_Goal_. Drop the pictures, then extract the listing word for word.

_Available data_.

'''

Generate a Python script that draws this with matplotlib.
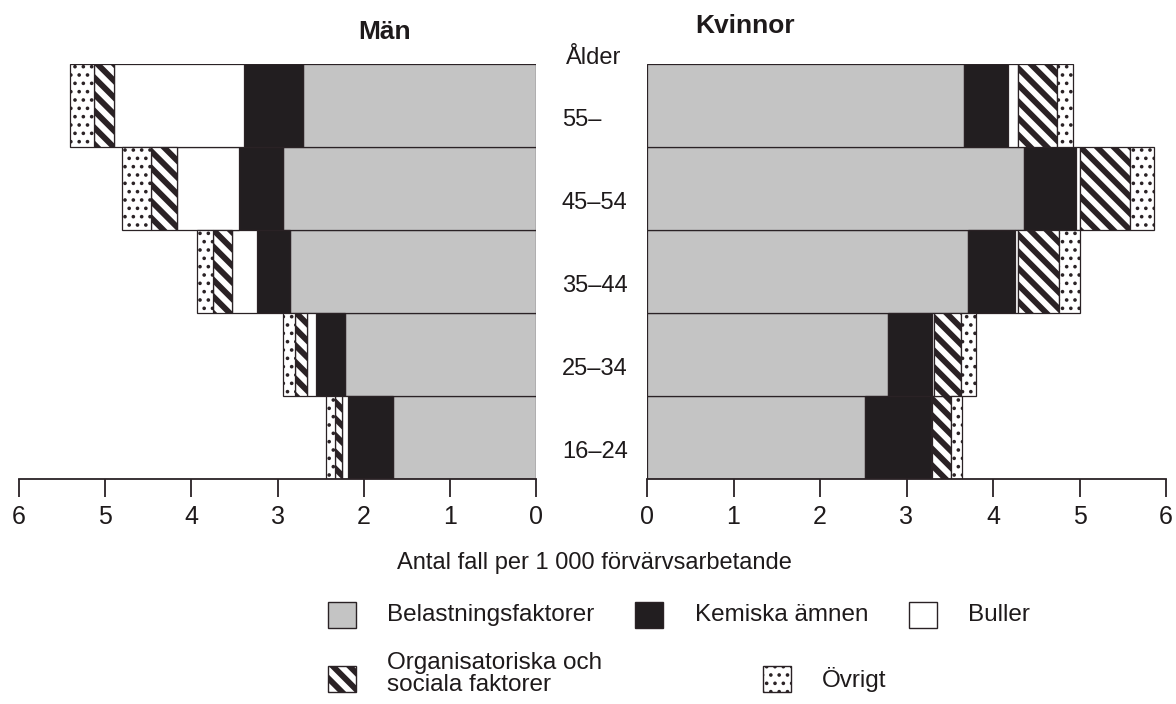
import numpy as np
import matplotlib
matplotlib.use('Agg')
import matplotlib.pyplot as plt
from matplotlib.patches import Rectangle
from matplotlib.transforms import blended_transform_factory

plt.rcParams['font.family'] = ['Liberation Sans', 'DejaVu Sans']

# åldersgrupper, nedifrån och upp
aldrar = ['16–24', '25–34', '35–44', '45–54', '55–']
serier = ['Belastningsfaktorer', 'Kemiska ämnen', 'Buller',
          'Organisatoriska och\nsociala faktorer', 'Övrigt']

# Män, antal fall per 1 000
man_belast = [1.66, 2.22, 2.85, 2.94, 2.70]
man_kemiska = [0.52, 0.33, 0.39, 0.51, 0.69]
man_buller = [0.07, 0.11, 0.29, 0.72, 1.51]
man_org = [0.08, 0.14, 0.22, 0.30, 0.23]
man_ovrigt = [0.11, 0.14, 0.18, 0.34, 0.28]

# Kvinnor
kv_belast = [2.52, 2.79, 3.71, 4.36, 3.67]
kv_kemiska = [0.76, 0.50, 0.55, 0.60, 0.50]
kv_buller = [0.02, 0.03, 0.03, 0.04, 0.12]
kv_org = [0.22, 0.31, 0.47, 0.58, 0.45]
kv_ovrigt = [0.12, 0.17, 0.24, 0.28, 0.18]

EDGE = '#2a2225'
TXT = '#1e1a1b'
stilar = [
    dict(fc='#c4c4c4', hatch=None, hlw=1.0),
    dict(fc='#221e20', hatch=None, hlw=1.0),
    dict(fc='white', hatch=None, hlw=1.0),
    dict(fc='white', hatch='\\\\', hlw=4.2),
    dict(fc='white', hatch='..', hlw=1.4),
]

W, H = 1176, 704
fig = plt.figure(figsize=(W / 100, H / 100), dpi=100)
fig.patch.set_facecolor('white')


def px(x, y):
    return x / W, 1 - y / H


def rita(ax, varden):
    y = np.arange(len(aldrar))
    vanster = np.zeros(len(aldrar))
    for v, st in zip(varden, stilar):
        with plt.rc_context({'hatch.linewidth': st['hlw']}):
            ax.barh(y, v, left=vanster, height=1.0, color=st['fc'],
                    edgecolor=EDGE, linewidth=0.9, hatch=st['hatch'])
        vanster += np.array(v)
    ax.set_ylim(-0.5, len(aldrar) - 0.5)
    ax.set_yticks([])
    for s in ['top', 'left', 'right']:
        ax.spines[s].set_visible(False)
    ax.spines['bottom'].set_linewidth(1.3)
    ax.spines['bottom'].set_color(EDGE)
    ax.set_xticks(range(7))
    ax.tick_params(axis='x', direction='out', length=13, width=1.3,
                   color=EDGE, labelsize=18, pad=6, labelcolor=TXT)


bottom = 1 - 479 / H
top = 1 - 64 / H
ax_m = fig.add_axes([19 / W, bottom, 517 / W, top - bottom])
ax_k = fig.add_axes([647 / W, bottom, 519 / W, top - bottom])

rita(ax_m, [man_belast, man_kemiska, man_buller, man_org, man_ovrigt])
ax_m.set_xlim(6, 0)
rita(ax_k, [kv_belast, kv_kemiska, kv_buller, kv_org, kv_ovrigt])
ax_k.set_xlim(0, 6)

# rubriker
fig.text(*px(385, 32), 'Män', ha='center', va='center', fontsize=19,
         fontweight='bold', color=TXT)
fig.text(*px(745, 26), 'Kvinnor', ha='center', va='center', fontsize=19,
         fontweight='bold', color=TXT)
fig.text(*px(566, 58), 'Ålder', ha='left', va='center', fontsize=17,
         color=TXT)

trans = blended_transform_factory(fig.transFigure, ax_m.transData)
for i, a in enumerate(aldrar):
    ax_m.text(562 / W, i - 0.18, a, transform=trans, ha='left', va='center',
              fontsize=17, color=TXT, clip_on=False)

fig.text(*px(594, 563), 'Antal fall per 1 000 förvärvsarbetande',
         ha='center', va='center', fontsize=17, color=TXT)

# teckenförklaring
leg = fig.add_axes([0, 0, 1, 1])
leg.set_xlim(0, W)
leg.set_ylim(H, 0)
leg.axis('off')
leg.patch.set_alpha(0)

poster = [(328, 615, 387, 615), (635, 615, 695, 615), (909, 615, 968, 615),
          (328, 679, 387, 674), (763, 679, 822, 680)]
for (sx, sy, tx, ty), namn, st in zip(poster, serier, stilar):
    with plt.rc_context({'hatch.linewidth': st['hlw']}):
        leg.add_patch(Rectangle((sx, sy - 13), 28, 26, facecolor=st['fc'],
                                edgecolor=EDGE, linewidth=1.0,
                                hatch=st['hatch']))
    leg.text(tx, ty, namn, ha='left', va='center', fontsize=17.5,
             color=TXT, linespacing=1.05)

fig.savefig('out.png', dpi=100)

'''

_Correct answer_.
Generate a Python script that draws this with matplotlib.
import numpy as np
import matplotlib
matplotlib.use('Agg')
import matplotlib.pyplot as plt
from matplotlib.patches import Rectangle
from matplotlib.transforms import blended_transform_factory

plt.rcParams['font.family'] = ['Liberation Sans', 'DejaVu Sans']

# åldersgrupper, nedifrån och upp
aldrar = ['16–24', '25–34', '35–44', '45–54', '55–']
serier = ['Belastningsfaktorer', 'Kemiska ämnen', 'Buller',
          'Organisatoriska och\nsociala faktorer', 'Övrigt']

# Män, antal fall per 1 000
man_belast = [1.66, 2.22, 2.85, 2.94, 2.70]
man_kemiska = [0.52, 0.33, 0.39, 0.51, 0.69]
man_buller = [0.07, 0.11, 0.29, 0.72, 1.51]
man_org = [0.08, 0.14, 0.22, 0.30, 0.23]
man_ovrigt = [0.11, 0.14, 0.18, 0.34, 0.28]

# Kvinnor
kv_belast = [2.52, 2.79, 3.71, 4.36, 3.67]
kv_kemiska = [0.76, 0.50, 0.55, 0.60, 0.50]
kv_buller = [0.02, 0.03, 0.03, 0.04, 0.12]
kv_org = [0.22, 0.31, 0.47, 0.58, 0.45]
kv_ovrigt = [0.12, 0.17, 0.24, 0.28, 0.18]

EDGE = '#2a2225'
TXT = '#1e1a1b'
stilar = [
    dict(fc='#c4c4c4', hatch=None, hlw=1.0),
    dict(fc='#221e20', hatch=None, hlw=1.0),
    dict(fc='white', hatch=None, hlw=1.0),
    dict(fc='white', hatch='\\\\', hlw=4.2),
    dict(fc='white', hatch='..', hlw=1.4),
]

W, H = 1176, 704
fig = plt.figure(figsize=(W / 100, H / 100), dpi=100)
fig.patch.set_facecolor('white')


def px(x, y):
    return x / W, 1 - y / H


def rita(ax, varden):
    y = np.arange(len(aldrar))
    vanster = np.zeros(len(aldrar))
    for v, st in zip(varden, stilar):
        with plt.rc_context({'hatch.linewidth': st['hlw']}):
            ax.barh(y, v, left=vanster, height=1.0, color=st['fc'],
                    edgecolor=EDGE, linewidth=0.9, hatch=st['hatch'])
        vanster += np.array(v)
    ax.set_ylim(-0.5, len(aldrar) - 0.5)
    ax.set_yticks([])
    for s in ['top', 'left', 'right']:
        ax.spines[s].set_visible(False)
    ax.spines['bottom'].set_linewidth(1.3)
    ax.spines['bottom'].set_color(EDGE)
    ax.set_xticks(range(7))
    ax.tick_params(axis='x', direction='out', length=13, width=1.3,
                   color=EDGE, labelsize=18, pad=6, labelcolor=TXT)


bottom = 1 - 479 / H
top = 1 - 64 / H
ax_m = fig.add_axes([19 / W, bottom, 517 / W, top - bottom])
ax_k = fig.add_axes([647 / W, bottom, 519 / W, top - bottom])

rita(ax_m, [man_belast, man_kemiska, man_buller, man_org, man_ovrigt])
ax_m.set_xlim(6, 0)
rita(ax_k, [kv_belast, kv_kemiska, kv_buller, kv_org, kv_ovrigt])
ax_k.set_xlim(0, 6)

# rubriker
fig.text(*px(385, 32), 'Män', ha='center', va='center', fontsize=19,
         fontweight='bold', color=TXT)
fig.text(*px(745, 26), 'Kvinnor', ha='center', va='center', fontsize=19,
         fontweight='bold', color=TXT)
fig.text(*px(566, 58), 'Ålder', ha='left', va='center', fontsize=17,
         color=TXT)

trans = blended_transform_factory(fig.transFigure, ax_m.transData)
for i, a in enumerate(aldrar):
    ax_m.text(562 / W, i - 0.18, a, transform=trans, ha='left', va='center',
              fontsize=17, color=TXT, clip_on=False)

fig.text(*px(594, 563), 'Antal fall per 1 000 förvärvsarbetande',
         ha='center', va='center', fontsize=17, color=TXT)

# teckenförklaring
leg = fig.add_axes([0, 0, 1, 1])
leg.set_xlim(0, W)
leg.set_ylim(H, 0)
leg.axis('off')
leg.patch.set_alpha(0)

poster = [(328, 615, 387, 615), (635, 615, 695, 615), (909, 615, 968, 615),
          (328, 679, 387, 674), (763, 679, 822, 680)]
for (sx, sy, tx, ty), namn, st in zip(poster, serier, stilar):
    with plt.rc_context({'hatch.linewidth': st['hlw']}):
        leg.add_patch(Rectangle((sx, sy - 13), 28, 26, facecolor=st['fc'],
                                edgecolor=EDGE, linewidth=1.0,
                                hatch=st['hatch']))
    leg.text(tx, ty, namn, ha='left', va='center', fontsize=17.5,
             color=TXT, linespacing=1.05)

fig.savefig('out.png', dpi=100)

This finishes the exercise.